Task statement:
Reproduce nothing but the lines from the start of the material through the line that includes "walking_hi = [2.064, 1.413, 1.403, 1.265]", both ends included, and omit every picture.

Records for this exercise:
________________________

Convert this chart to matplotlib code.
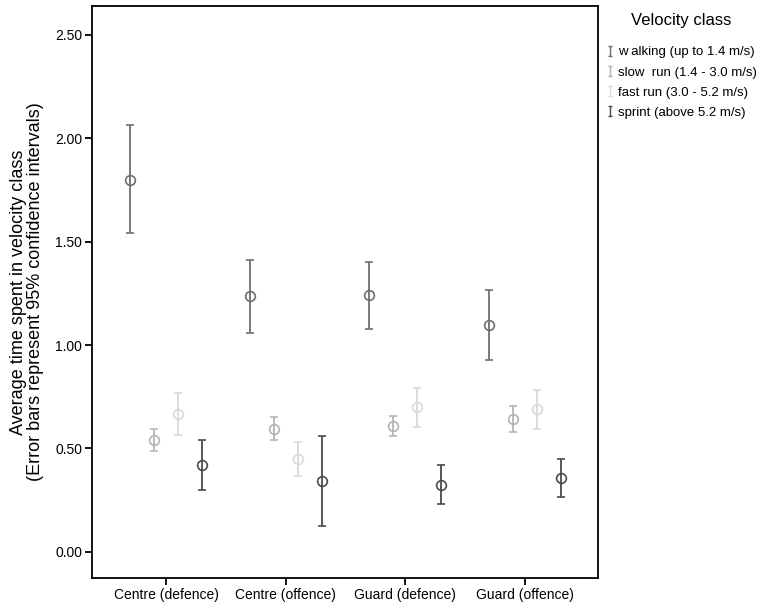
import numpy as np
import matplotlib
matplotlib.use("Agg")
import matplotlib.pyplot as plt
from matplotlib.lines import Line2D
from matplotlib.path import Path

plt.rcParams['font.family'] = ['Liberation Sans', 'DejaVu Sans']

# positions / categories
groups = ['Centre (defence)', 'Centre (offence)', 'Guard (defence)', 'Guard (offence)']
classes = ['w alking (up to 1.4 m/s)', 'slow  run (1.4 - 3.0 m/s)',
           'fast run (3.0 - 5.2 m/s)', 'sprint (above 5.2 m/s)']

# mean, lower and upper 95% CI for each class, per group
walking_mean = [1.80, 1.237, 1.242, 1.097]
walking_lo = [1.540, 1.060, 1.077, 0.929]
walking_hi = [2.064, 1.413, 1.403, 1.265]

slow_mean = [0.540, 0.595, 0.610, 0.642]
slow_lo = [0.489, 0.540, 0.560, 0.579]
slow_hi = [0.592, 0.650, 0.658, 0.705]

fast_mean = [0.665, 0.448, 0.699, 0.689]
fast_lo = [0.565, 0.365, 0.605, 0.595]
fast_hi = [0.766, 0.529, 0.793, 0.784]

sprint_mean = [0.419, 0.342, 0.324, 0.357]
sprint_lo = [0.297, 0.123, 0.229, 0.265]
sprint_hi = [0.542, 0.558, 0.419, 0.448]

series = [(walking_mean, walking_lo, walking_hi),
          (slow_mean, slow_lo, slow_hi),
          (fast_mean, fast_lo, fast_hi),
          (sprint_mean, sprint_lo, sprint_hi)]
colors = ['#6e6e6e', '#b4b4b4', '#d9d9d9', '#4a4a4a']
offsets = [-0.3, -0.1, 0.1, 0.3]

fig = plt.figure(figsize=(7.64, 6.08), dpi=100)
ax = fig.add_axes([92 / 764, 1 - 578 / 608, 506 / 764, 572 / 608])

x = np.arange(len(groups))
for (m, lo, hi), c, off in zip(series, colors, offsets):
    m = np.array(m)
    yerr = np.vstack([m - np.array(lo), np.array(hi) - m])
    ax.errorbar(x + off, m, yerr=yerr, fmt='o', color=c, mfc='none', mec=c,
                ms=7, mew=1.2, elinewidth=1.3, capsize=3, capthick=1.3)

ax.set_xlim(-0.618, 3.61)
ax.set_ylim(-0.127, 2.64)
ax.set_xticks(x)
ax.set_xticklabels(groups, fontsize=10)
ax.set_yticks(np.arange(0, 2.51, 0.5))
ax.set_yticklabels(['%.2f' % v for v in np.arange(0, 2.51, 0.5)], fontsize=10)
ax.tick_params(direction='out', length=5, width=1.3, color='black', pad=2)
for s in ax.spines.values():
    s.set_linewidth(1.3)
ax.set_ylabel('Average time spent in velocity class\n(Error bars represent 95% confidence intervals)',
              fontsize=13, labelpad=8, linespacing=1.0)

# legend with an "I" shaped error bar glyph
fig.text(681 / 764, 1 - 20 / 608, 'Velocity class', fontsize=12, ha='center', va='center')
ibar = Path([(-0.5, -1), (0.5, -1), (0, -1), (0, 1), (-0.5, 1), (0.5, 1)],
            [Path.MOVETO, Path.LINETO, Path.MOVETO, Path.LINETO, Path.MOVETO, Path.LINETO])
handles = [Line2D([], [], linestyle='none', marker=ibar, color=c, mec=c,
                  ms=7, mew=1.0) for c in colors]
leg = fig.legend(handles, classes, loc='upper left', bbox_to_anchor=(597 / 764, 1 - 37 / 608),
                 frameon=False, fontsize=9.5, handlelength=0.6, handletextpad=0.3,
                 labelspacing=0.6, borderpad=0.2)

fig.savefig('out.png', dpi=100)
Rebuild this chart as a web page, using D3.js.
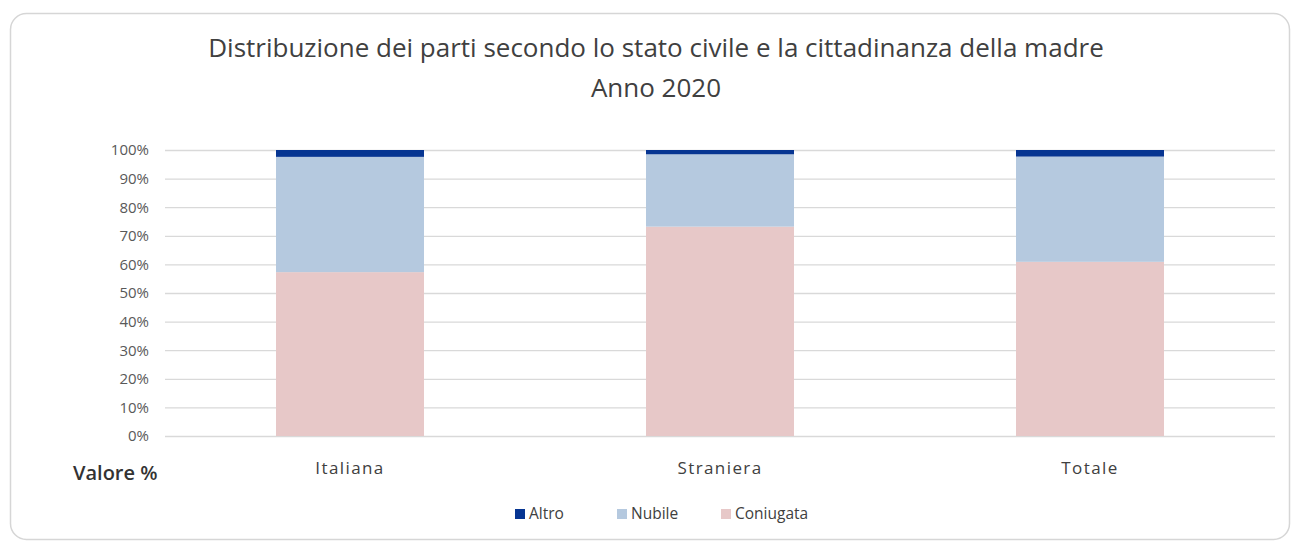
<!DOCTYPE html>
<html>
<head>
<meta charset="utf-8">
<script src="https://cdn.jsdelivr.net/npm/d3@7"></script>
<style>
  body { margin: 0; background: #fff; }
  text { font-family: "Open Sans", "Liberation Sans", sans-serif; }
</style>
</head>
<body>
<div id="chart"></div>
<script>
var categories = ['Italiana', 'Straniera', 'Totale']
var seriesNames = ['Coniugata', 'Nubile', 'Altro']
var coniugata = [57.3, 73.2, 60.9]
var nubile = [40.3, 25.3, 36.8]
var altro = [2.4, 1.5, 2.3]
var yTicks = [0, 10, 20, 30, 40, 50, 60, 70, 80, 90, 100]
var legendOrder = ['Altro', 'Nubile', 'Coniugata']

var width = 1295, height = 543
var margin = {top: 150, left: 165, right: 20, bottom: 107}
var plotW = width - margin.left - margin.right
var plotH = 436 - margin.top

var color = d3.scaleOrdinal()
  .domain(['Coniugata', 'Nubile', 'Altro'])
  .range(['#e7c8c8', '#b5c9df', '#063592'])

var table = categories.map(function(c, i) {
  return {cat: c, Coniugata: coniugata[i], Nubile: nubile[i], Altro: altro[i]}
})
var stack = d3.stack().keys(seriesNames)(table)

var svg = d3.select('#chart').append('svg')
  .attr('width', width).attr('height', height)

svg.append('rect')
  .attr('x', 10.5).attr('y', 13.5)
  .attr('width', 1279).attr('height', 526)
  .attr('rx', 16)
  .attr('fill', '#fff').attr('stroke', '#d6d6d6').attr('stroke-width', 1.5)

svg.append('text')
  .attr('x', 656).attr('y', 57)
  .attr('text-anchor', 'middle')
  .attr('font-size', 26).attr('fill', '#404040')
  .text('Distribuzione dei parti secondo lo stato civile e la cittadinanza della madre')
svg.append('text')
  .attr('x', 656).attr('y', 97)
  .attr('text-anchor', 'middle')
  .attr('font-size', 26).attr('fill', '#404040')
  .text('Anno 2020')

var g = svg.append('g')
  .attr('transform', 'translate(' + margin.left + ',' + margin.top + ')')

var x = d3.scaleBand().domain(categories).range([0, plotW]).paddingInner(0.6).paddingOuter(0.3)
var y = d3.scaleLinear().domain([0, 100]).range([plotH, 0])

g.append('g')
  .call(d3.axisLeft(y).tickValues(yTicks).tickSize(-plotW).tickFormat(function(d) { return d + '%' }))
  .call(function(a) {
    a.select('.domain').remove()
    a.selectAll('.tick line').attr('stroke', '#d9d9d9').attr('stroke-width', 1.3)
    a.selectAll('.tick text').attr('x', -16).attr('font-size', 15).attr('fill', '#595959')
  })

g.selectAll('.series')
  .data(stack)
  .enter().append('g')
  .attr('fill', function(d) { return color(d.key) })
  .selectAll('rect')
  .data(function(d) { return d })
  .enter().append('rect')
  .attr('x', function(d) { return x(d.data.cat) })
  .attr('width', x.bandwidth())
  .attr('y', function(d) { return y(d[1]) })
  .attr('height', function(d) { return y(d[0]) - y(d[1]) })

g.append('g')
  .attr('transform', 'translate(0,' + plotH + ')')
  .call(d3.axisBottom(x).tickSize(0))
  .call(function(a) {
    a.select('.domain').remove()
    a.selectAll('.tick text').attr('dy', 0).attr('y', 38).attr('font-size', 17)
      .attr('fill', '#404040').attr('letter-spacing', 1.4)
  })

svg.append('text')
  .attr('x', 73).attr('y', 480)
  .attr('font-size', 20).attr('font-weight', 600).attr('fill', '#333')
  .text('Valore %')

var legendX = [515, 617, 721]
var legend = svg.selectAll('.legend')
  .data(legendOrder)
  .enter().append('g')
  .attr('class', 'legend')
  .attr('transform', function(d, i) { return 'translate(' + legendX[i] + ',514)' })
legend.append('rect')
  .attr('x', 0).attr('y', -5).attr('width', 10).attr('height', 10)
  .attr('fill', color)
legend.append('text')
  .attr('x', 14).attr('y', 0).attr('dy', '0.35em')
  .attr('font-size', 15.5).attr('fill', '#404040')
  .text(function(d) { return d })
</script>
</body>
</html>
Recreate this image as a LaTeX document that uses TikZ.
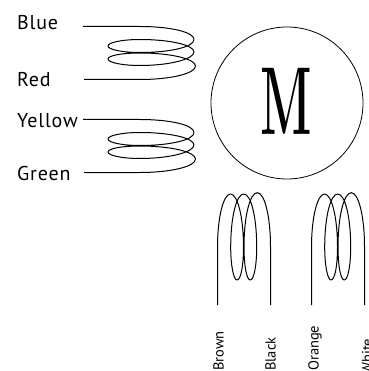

________________________

Expected output:
Convert this chart to matplotlib code.
import numpy as np
import matplotlib
matplotlib.use("Agg")
import matplotlib.pyplot as plt
from matplotlib.lines import Line2D
from matplotlib.path import Path

plt.rcParams['font.family'] = ['Liberation Sans', 'DejaVu Sans']

# positions / categories
groups = ['Centre (defence)', 'Centre (offence)', 'Guard (defence)', 'Guard (offence)']
classes = ['w alking (up to 1.4 m/s)', 'slow  run (1.4 - 3.0 m/s)',
           'fast run (3.0 - 5.2 m/s)', 'sprint (above 5.2 m/s)']

# mean, lower and upper 95% CI for each class, per group
walking_mean = [1.80, 1.237, 1.242, 1.097]
walking_lo = [1.540, 1.060, 1.077, 0.929]
walking_hi = [2.064, 1.413, 1.403, 1.265]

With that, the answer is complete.